I'm as cynical (practical?) as you and agree with most of this, but I wonder if you're underrating a dynamic in how basic moral convictions are formed, at least in my peer group - possibly a newish one we haven't widely grappled with yet.

In high school, most of us had the average privileged secular median opinion of gay rights ("not anti-gay but sometimes gay jokes are funny.") We didn't know that we knew any gay people. Through the internet (mostly pre-facebook), we came into contact with queer voices, and a plight that previously felt abstract to us became real. And so, not instantly, we came around on the political goals, and we lobbied our conservative parents, and it wasn't so much that we censored ourselves as that certain jokes stopped feeling as funny. Certainly, as social platforms ascended, there would eventually be social credit for this, but the process of getting to these beliefs was earnest.

I think the problem is that this process of moral revision has stopped being introspective and has become knee-jerk automatic, and is now expected so instantaneously and on such specific positions that it's impossible to know who to listen to, or to avoid treating communities as monolithic. It's performative because it's public, yes, but many friends who started advocating for stuff I consider dodgy (a slogan like "defund the police," say) didn't do it them because they were afraid of being shamed. They just thought there was a moral "authority" on a problem they haven't experienced that they should defer to, and tried their best to identify the right one on the internet. It's more in keeping with what you said about writing (or not writing) about trans issues - there are some basic humane convictions I believe really strongly and a whole bunch of other stuff I'm just not sure about.

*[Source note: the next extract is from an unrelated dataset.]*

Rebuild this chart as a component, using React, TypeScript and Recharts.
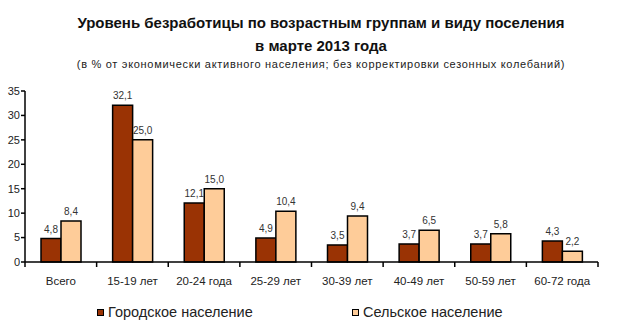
import { BarChart, Bar, XAxis, YAxis, LabelList } from 'recharts';

const categories = ['Всего', '15-19 лет', '20-24 года', '25-29 лет', '30-39 лет', '40-49 лет', '50-59 лет', '60-72 года'];
const urban = [4.8, 32.1, 12.1, 4.9, 3.5, 3.7, 3.7, 4.3];
const rural = [8.4, 25.0, 15.0, 10.4, 9.4, 6.5, 5.8, 2.2];
const yTicks = [0, 5, 10, 15, 20, 25, 30, 35];

const URBAN_COLOR = '#9a3304';
const RURAL_COLOR = '#fecc99';
const FONT = 'Arial, "Liberation Sans", sans-serif';

const data = categories.map((name, i) => ({ name, urban: urban[i], rural: rural[i] }));

const W = 617;
const H = 327;
const margin = { top: 91, right: 19, bottom: 25, left: 0 };
const Y_WIDTH = 25;
const plotWidth = W - margin.left - margin.right - Y_WIDTH;
const band = plotWidth / categories.length;

const fmt = (v: any) => Number(v).toFixed(1).replace('.', ',');

// category label plus the boundary tick marks like in the original
const CategoryTick = ({ x, y, payload, index }: any) => {
  const left = x - band / 2;
  return (
    <g>
      <line x1={left} x2={left} y1={y - 8} y2={y - 3} stroke="#000" strokeWidth={1.5} />
      {index === categories.length - 1 && (
        <line x1={x + band / 2} x2={x + band / 2} y1={y - 8} y2={y - 3} stroke="#000" strokeWidth={1.5} />
      )}
      <text x={x} y={y + 15} textAnchor="middle" fontSize={11.5} fill="#222" fontFamily={FONT}>
        {payload.value}
      </text>
    </g>
  );
};

const LegendItem = ({ color, label, left }: { color: string; label: string; left: number }) => (
  <div style={{ position: 'absolute', left, top: 304, display: 'flex', alignItems: 'center' }}>
    <div style={{ width: 5, height: 5, background: color, border: '1.5px solid #000', marginRight: 4 }} />
    <span style={{ fontSize: 14.5, color: '#222', fontFamily: FONT }}>{label}</span>
  </div>
);

export default function App() {
  return (
    <div style={{ position: 'absolute', left: 0, top: 0, width: W, height: H, background: '#fff', fontFamily: FONT }}>
      <div style={{ position: 'absolute', left: 0, width: 642, top: 11, textAlign: 'center', fontWeight: 'bold', fontSize: 15, color: '#111', lineHeight: '23px' }}>
        Уровень безработицы по возрастным группам и виду поселения
        <br />
        в марте 2013 года
      </div>
      <div style={{ position: 'absolute', left: 0, width: 642, top: 58, textAlign: 'center', fontSize: 11, color: '#222', letterSpacing: 0.7 }}>
        (в % от экономически активного населения; без корректировки сезонных колебаний)
      </div>
      <div style={{ position: 'absolute', left: 0, top: 0 }}>
        <BarChart width={W} height={H} data={data} margin={margin} barGap={0} barSize={20}>
          <XAxis
            dataKey="name"
            height={40}
            axisLine={{ stroke: '#000', strokeWidth: 1.5 }}
            tickLine={false}
            tick={<CategoryTick />}
            interval={0}
          />
          <YAxis
            width={Y_WIDTH}
            domain={[0, 35]}
            ticks={yTicks}
            interval={0}
            axisLine={{ stroke: '#000', strokeWidth: 1.5 }}
            tickLine={{ stroke: '#000', strokeWidth: 1.5 }}
            tickSize={4}
            tickMargin={1}
            tick={{ fontSize: 11, fill: '#222', fontFamily: FONT }}
          />
          <Bar dataKey="urban" fill={URBAN_COLOR} stroke="#000" strokeWidth={1.5} isAnimationActive={false}>
            <LabelList dataKey="urban" position="top" offset={6} formatter={fmt} style={{ fontSize: 10, fill: '#333', fontFamily: FONT }} />
          </Bar>
          <Bar dataKey="rural" fill={RURAL_COLOR} stroke="#000" strokeWidth={1.5} isAnimationActive={false}>
            <LabelList dataKey="rural" position="top" offset={6} formatter={fmt} style={{ fontSize: 10, fill: '#333', fontFamily: FONT }} />
          </Bar>
        </BarChart>
      </div>
      <LegendItem color={URBAN_COLOR} label="Городское население" left={97} />
      <LegendItem color={RURAL_COLOR} label="Сельское население" left={352} />
    </div>
  );
}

Obviously "what beliefs are moral?" ≠ "what can I publicly say that will help/won't hurt my career?", and I can't speak to Robinson or anybody else, but I don't think this internal dilemma is usually mercenary. Maybe that thought is an optimistic luxury that comes from having a small audience, but many of us have the memory of phasing out bad beliefs, and so the attempt to revise or improve in the present tense becomes a kind of moral whiplash that's a fact of adult life. I'm not saying this is a wise way of living, but I think for a lot of people, even writers, it's sincere. It's Hanlon's razor or Scott Alexander's Moloch spiel - you don't need lots of individually mendacious grifters to wind up with a shitty orthodoxy that's reliant on unacknowledged "grift."